An even bigger opportunity and investment is global search, where Google is much less overpowering. Microsoft’s new partnership to provide English-language results for Chinese search giant Baidu is just one step towards a real strategy for China, where Google is on the outs with the local government.

Elsewhere in Asia, India’s search market is wide open, in multiple languages.

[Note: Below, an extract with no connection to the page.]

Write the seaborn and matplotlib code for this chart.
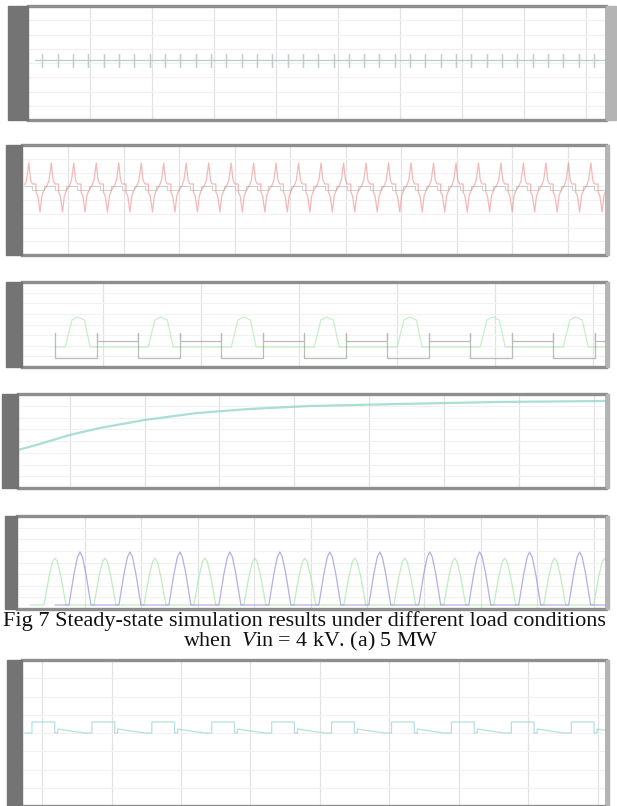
import numpy as np
import pandas as pd
import matplotlib
matplotlib.use("Agg")
import matplotlib.pyplot as plt
import seaborn as sns
from matplotlib.patches import Rectangle

sns.set_style("white")
plt.rcParams['font.family'] = ['Liberation Serif', 'DejaVu Serif']
plt.rcParams['mathtext.fontset'] = 'custom'
plt.rcParams['mathtext.rm'] = 'Liberation Serif'
plt.rcParams['mathtext.it'] = 'Liberation Serif:italic'

# ---- data (y values are pixel offsets) ----
# panel 1: flat line with small spikes
p1_phase = [0.0, 0.5, 0.5, 0.5, 0.5, 1.0]
p1_vals = [0, 0, 6, -7, 0, 0]
p1_start, p1_period, p1_count = 0.11, 0.247, 38

# panel 2: red three-level pulse train + grey steps
p2_phase = [0.0, 0.08, 0.18, 0.26, 0.34, 0.5, 0.5, 0.58, 0.68, 0.76, 0.84, 1.0]
p2_vals = [3, 8, 25, 8, 4, 4, -4, -8, -24, -8, -3, 3]
p2_grey_phase = [0.0, 0.34, 0.34, 0.84, 0.84, 1.0]
p2_grey_vals = [2, 2, -2, -2, 2, 2]
p2_start, p2_period, p2_count = -0.78, 0.405, 26

# panel 3: grey switching line and green trapezoid pulses
p3_grey_phase = [0.0, 0.0, 0.5, 0.5, 0.5, 1.0]
p3_grey_vals = [24, -1, -1, 24, 16, 16]
p3_green_phase = [0.0, 0.12, 0.2, 0.27, 0.35, 0.42, 1.0]
p3_green_vals = [10, 10, 37, 40, 37, 10, 10]
p3_start, p3_period, p3_count = -0.49, 0.847, 7

# panel 4: slowly rising curve (x in grid units, y px above frame bottom)
p4_t = [-0.69, -0.4, 0.0, 0.4, 1.0, 1.7, 2.4, 3.2, 4.4, 5.7, 7.16]
p4_v = [38, 44, 53, 60, 68, 75, 79, 82, 84, 86, 87]

# panel 5: alternating green / blue pulses
p5_phase = [0.0, 0.28, 0.38, 0.45, 0.5, 0.55, 0.62, 0.72, 1.0]
p5_blue = [4, 4, 35, 52, 57, 52, 35, 4, 4]
p5_green = [4, 4, 32, 47, 51, 47, 32, 4, 4]
p5_start, p5_slot, p5_pairs = -0.97, 0.442, 12

# panel 6: small square wave
p6_phase = [0.0, 0.12, 0.12, 0.5, 0.5, 0.55, 0.55, 1.0]
p6_vals = [-5, -5, 6, 6, -5, -5, -1, -5]
p6_start, p6_period, p6_count = -0.25, 0.863, 10

caption1 = "Fig 7 Steady-state simulation results under different load conditions"
caption2 = r"when  $\mathit{V}$in = 4 kV. (a) 5 MW"


def tile(phase, vals, start, period, count):
    ph = np.asarray(phase)
    xs = np.concatenate([start + (k + ph) * period for k in range(count)])
    ys = np.tile(vals, count)
    return pd.DataFrame({"t": xs, "v": ys})


W, H = 617, 806
fig = plt.figure(figsize=(W / 100, H / 100), dpi=100)


def panel(left, right, top, bottom, strip_left, xlim, ylim, grid_x, rstrip=3):
    ax = fig.add_axes([left / W, 1 - bottom / H, (right - left) / W, (bottom - top) / H])
    fig.patches.append(Rectangle((strip_left / W, 1 - bottom / H),
                                 (left - strip_left) / W, (bottom - top) / H,
                                 transform=fig.transFigure, color="#747474", zorder=0))
    fig.patches.append(Rectangle((right / W, 1 - bottom / H), rstrip / W, (bottom - top) / H,
                                 transform=fig.transFigure, color="#b4b4b4", zorder=0))
    ax.set_xlim(*xlim)
    ax.set_ylim(*ylim)
    ax.set_xticks(grid_x)
    ax.set_yticks(np.linspace(ylim[0], ylim[1], 9)[1:-1])
    ax.xaxis.grid(True, color="#e2e2e2", linewidth=0.9)
    ax.yaxis.grid(True, color="#f1f1f1", linewidth=0.8)
    ax.tick_params(direction="in", length=3, color="#999999", labelbottom=False, labelleft=False)
    for s in ax.spines.values():
        s.set_color("#8e8e8e")
        s.set_linewidth(2.4)
    ax.spines["left"].set_visible(False)
    ax.spines["right"].set_linewidth(1.2)
    ax.spines["right"].set_color("#a8a8a8")
    return ax


def draw(ax, df, color, lw=0.9, alpha=0.8):
    sns.lineplot(data=df, x="t", y="v", ax=ax, color=color, linewidth=lw, alpha=alpha,
                 estimator=None, sort=False)
    ax.set_xlabel("")
    ax.set_ylabel("")


# panel 1
ax1 = panel(28, 606, 6, 120, 8, (0, 9.32), (-60, 54), range(1, 10), rstrip=10)
draw(ax1, tile(p1_phase, p1_vals, p1_start, p1_period, p1_count), "#8aa6a6", 0.9, 0.55)

# panel 2
ax2 = panel(22, 606, 145, 255, 6, (-0.83, 9.69), (-67, 43), range(0, 10))
draw(ax2, tile(p2_grey_phase, p2_grey_vals, p2_start, p2_period, p2_count), "#a6b4a6", 0.8, 0.55)
draw(ax2, tile(p2_phase, p2_vals, p2_start, p2_period, p2_count), "#ec8a8a", 0.9, 0.6)

# panel 3
ax3 = panel(22, 606, 282, 367, 6, (-0.83, 5.13), (-10, 75), range(0, 6))
draw(ax3, tile(p3_green_phase, p3_green_vals, p3_start, p3_period, p3_count), "#a2e6a2", 0.9, 0.6)
draw(ax3, tile(p3_grey_phase, p3_grey_vals, p3_start, p3_period, p3_count), "#7d8a7d", 0.9, 0.55)

# panel 4
ax4 = panel(18, 606, 394, 488, 2, (-0.69, 7.16), (0, 94), range(0, 8))
draw(ax4, pd.DataFrame({"t": p4_t, "v": p4_v}), "#8fd3c6", 1.6, 0.75)

# panel 5
ax5 = panel(17, 606, 516, 609, 5, (-1.2, 9.22), (0, 93), range(0, 10))
draw(ax5, tile(p5_phase, p5_green, p5_start, 2 * p5_slot, p5_pairs), "#a4e6a4", 0.9, 0.7)
draw(ax5, tile(p5_phase, p5_blue, p5_start + p5_slot, 2 * p5_slot, p5_pairs), "#948ede", 0.9, 0.7)

# panel 6
ax6 = panel(22, 606, 660, 806, 7, (-0.29, 8.12), (-78, 68), range(0, 9))
draw(ax6, tile(p6_phase, p6_vals, p6_start, p6_period, p6_count), "#86cccc", 0.9, 0.6)

# caption
fig.text(3 / W, 1 - 621 / H, caption1, fontsize=16.0, va="center", ha="left", color="#111111")
fig.text(311 / W, 1 - 641 / H, caption2, fontsize=15.8, va="center", ha="center", color="#111111")

fig.savefig("out.png", dpi=100)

It’s also no accident that Microsoft’s new “Mango” Windows Phone 7.5, just finalized and released to manufacturers, supports 17 new languages and will first appear on new handsets in Japan this fall.

This whole argument turns out to perfectly illustrate my theory that there’s an uneasy but powerful alliance between “Mighty Microsoft,” “New Microsoft,” and “Secret Microsoft”:

  • If you can’t understand why Microsoft doesn’t stick with its bread-and-butter divisions like Windows and Office, you’re only thinking in terms of “Mighty Microsoft.”
  • If you see Bing as a key part of a post-PC future led by media integration with Xbox, smartphone handsets, and tablets with touchscreen skins, you’re all aboard with “New Microsoft.”
  • If you’re hip to the costs and upsides of Azure and the gigantic foreign markets where Microsoft might have to throw some elbows, buy into some partnerships and even get a little censorious to get things done, you’ve grasped the power of “Secret Microsoft.”

Factor in Windows Phone’s partnership with Nokia, still the biggest phonemaker in the world, and you have a chance to make Bing the global mobile winner.

Thinking local battles are the only ones that matter is always a mistake. Apple proved this recently with iPhone; its millions of new Verizon handsets in the US barely made a dent in its total sales, but wider global availability created what Horace Dedlu calls iPhone’s “big bang.”

MG Siegler may not know anyone who uses Bing, but there are billions of people across the world that he’ll never know.